3/13/2012

School vouchers

A school voucher, also called an education voucher, is a certificate issued by the government, which parents can apply toward tuition at a private school (or, by extension, to reimburse home schooling expenses), rather than at the state school to which their child is assigned.

Under non-voucher education systems, people who currently pay for private schooling are still taxed for public schools; therefore, they fund both public and private schools simultaneously. Via offsetting the cost of private school tuition, vouchers are intended to allow students and families to choose the school that best fits their needs.

What are the canonical justifications for public expenditure and provision of education?

1.Public goods arguments: The major reason offered for taxing everyone then providing schooling for free (say the statists) is that education is a public good in the traditional sense. Since my education produces benefits for other people (e.g. I am a better voter, I commit less crime, etc.) and I cannot capture all of those benefits, then I choose to acquire a suboptimally low level of schooling.

2.Distributional arguments:We need to have publicly funded schools because some people are simlpy too poor to send their children to schools that cost money.

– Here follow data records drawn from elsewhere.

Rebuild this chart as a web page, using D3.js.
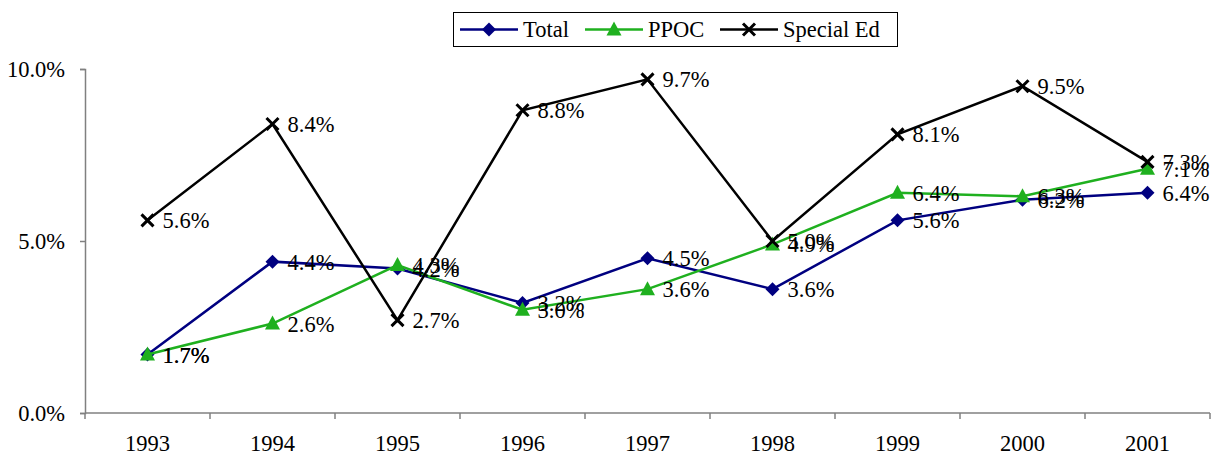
<!DOCTYPE html>
<html>
<head>
<meta charset="utf-8">
<script src="https://cdn.jsdelivr.net/npm/d3@7"></script>
<style>
body { margin: 0; background: #fff; }
</style>
</head>
<body>
<script>
// chart data
var years = ["1993", "1994", "1995", "1996", "1997", "1998", "1999", "2000", "2001"];
var total = [1.7, 4.4, 4.2, 3.2, 4.5, 3.6, 5.6, 6.2, 6.4];
var ppoc = [1.7, 2.6, 4.3, 3.0, 3.6, 4.9, 6.4, 6.3, 7.1];
var specialEd = [5.6, 8.4, 2.7, 8.8, 9.7, 5.0, 8.1, 9.5, 7.3];
var yTicks = [0, 5, 10];

var series = [
	{name: "Total", values: total, color: "#000080", marker: "diamond"},
	{name: "PPOC", values: ppoc, color: "#1fb01f", marker: "triangle"},
	{name: "Special Ed", values: specialEd, color: "#000000", marker: "cross"}
];

var font = "Liberation Serif, DejaVu Serif, serif";
var fs = 22.5;
var width = 1220, height = 455;
var margin = {left: 85, right: 10, top: 69, bottom: 42};

var svg = d3.select("body")
	.append("svg")
	.attr("width", width)
	.attr("height", height)
	.style("font-family", font);

var x = d3.scaleBand()
	.domain(years)
	.range([margin.left, width - margin.right]);

var y = d3.scaleLinear()
	.domain([0, 10])
	.range([height - margin.bottom, margin.top]);

// y axis
var yAxis = svg.append("g")
	.attr("transform", "translate(" + margin.left + ",0)")
	.call(d3.axisLeft(y).tickValues(yTicks).tickSize(5).tickPadding(15)
		.tickFormat(function(d) { return d.toFixed(1) + "%"; }));
yAxis.attr("font-family", font).attr("font-size", null);
yAxis.select(".domain").attr("stroke", "#808080").attr("stroke-width", 1.5);
yAxis.selectAll("line").attr("stroke", "#808080").attr("stroke-width", 1.5);
yAxis.selectAll("text").attr("font-size", fs).attr("font-family", font).attr("fill", "#000");

// x axis, ticks between categories
var xAxis = svg.append("g")
	.attr("transform", "translate(0," + y(0) + ")");
xAxis.append("line")
	.attr("x1", margin.left).attr("x2", width - margin.right)
	.attr("stroke", "#808080").attr("stroke-width", 1.5);
var edges = years.map(function(d) { return x(d); }).concat([x(years[years.length - 1]) + x.bandwidth()]);
xAxis.selectAll(".tk")
	.data(edges)
	.enter().append("line")
	.attr("x1", function(d) { return d; }).attr("x2", function(d) { return d; })
	.attr("y1", 0).attr("y2", 6)
	.attr("stroke", "#808080").attr("stroke-width", 1.5);
xAxis.selectAll(".lbl")
	.data(years)
	.enter().append("text")
	.attr("x", function(d) { return x(d) + x.bandwidth() / 2; })
	.attr("y", 38)
	.attr("text-anchor", "middle")
	.attr("font-size", fs)
	.attr("font-family", font)
	.text(function(d) { return d; });

function drawMarker(g, type, color) {
	if (type === "diamond") {
		g.append("path").attr("d", "M0,-7L7,0L0,7L-7,0Z").attr("fill", color);
	} else if (type === "triangle") {
		g.append("path").attr("d", "M0,-8L7.5,6L-7.5,6Z").attr("fill", color);
	} else {
		g.append("path").attr("d", "M-6,-6L6,6M-6,6L6,-6")
			.attr("stroke", color).attr("stroke-width", 3).attr("fill", "none");
	}
}

var line = d3.line()
	.x(function(d, i) { return x(years[i]) + x.bandwidth() / 2; })
	.y(function(d) { return y(d); });

series.forEach(function(s) {
	svg.append("path")
		.datum(s.values)
		.attr("d", line)
		.attr("fill", "none")
		.attr("stroke", s.color)
		.attr("stroke-width", 2.5);
	s.values.forEach(function(v, i) {
		var g = svg.append("g")
			.attr("transform", "translate(" + (x(years[i]) + x.bandwidth() / 2) + "," + y(v) + ")");
		drawMarker(g, s.marker, s.color);
	});
});

// data labels
series.forEach(function(s) {
	svg.selectAll(null)
		.data(s.values)
		.enter().append("text")
		.attr("x", function(d, i) { return x(years[i]) + x.bandwidth() / 2 + 15; })
		.attr("y", function(d) { return y(d) + 8; })
		.attr("font-size", fs)
		.attr("font-family", font)
		.attr("fill", "#000")
		.text(function(d) { return d.toFixed(1) + "%"; });
});

// legend
var legend = svg.append("g");
legend.append("rect")
	.attr("x", 453.5).attr("y", 12.5).attr("width", 444).attr("height", 34)
	.attr("fill", "#fff").attr("stroke", "#000").attr("stroke-width", 1);
var legendX = [460, 585, 720];
series.forEach(function(s, i) {
	var lx = legendX[i];
	legend.append("line")
		.attr("x1", lx).attr("x2", lx + 58)
		.attr("y1", 29.5).attr("y2", 29.5)
		.attr("stroke", s.color).attr("stroke-width", 2.5);
	drawMarker(legend.append("g").attr("transform", "translate(" + (lx + 29) + ",29.5)"), s.marker, s.color);
	legend.append("text")
		.attr("x", lx + 63).attr("y", 37)
		.attr("font-size", fs)
		.attr("font-family", font)
		.text(s.name);
});
</script>
</body>
</html>
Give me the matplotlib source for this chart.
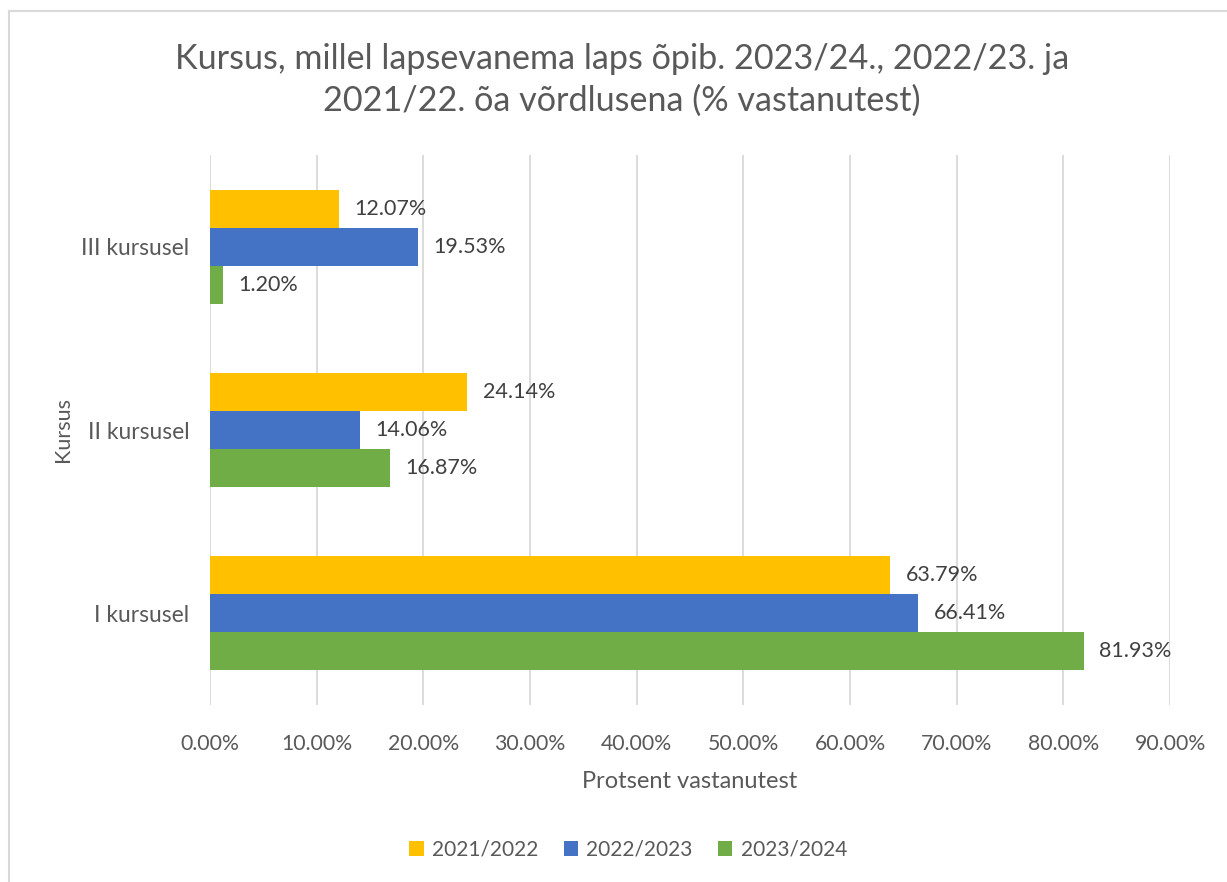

3.Behavioral arguments: Independent of income or free-rider problems, some people are just not sharp enough or unselfish enough to educate their children themselves, or to spend resources on the formal schooling of their children. Thus, without compulsory schooling laws and without free government schools, some children would be confined to lives of idiocy because of the irrationality and selfishness of their parents.

Why they are fallacies:

1.The free-rider argument does not apply here. The argument suggests that I won’t send my kids to school because if everyone else sends their kid to school then I get to consume the benefits of their education without having to send my kid to school at all. But the truth is that no one would refuse to send his child to school. The matriculation is competitive, so public good argument doesn't apply at least in schooling issue.


Private schools have an incentive to teach students and families things that are useful – particularly if they need to compete for students and dollars.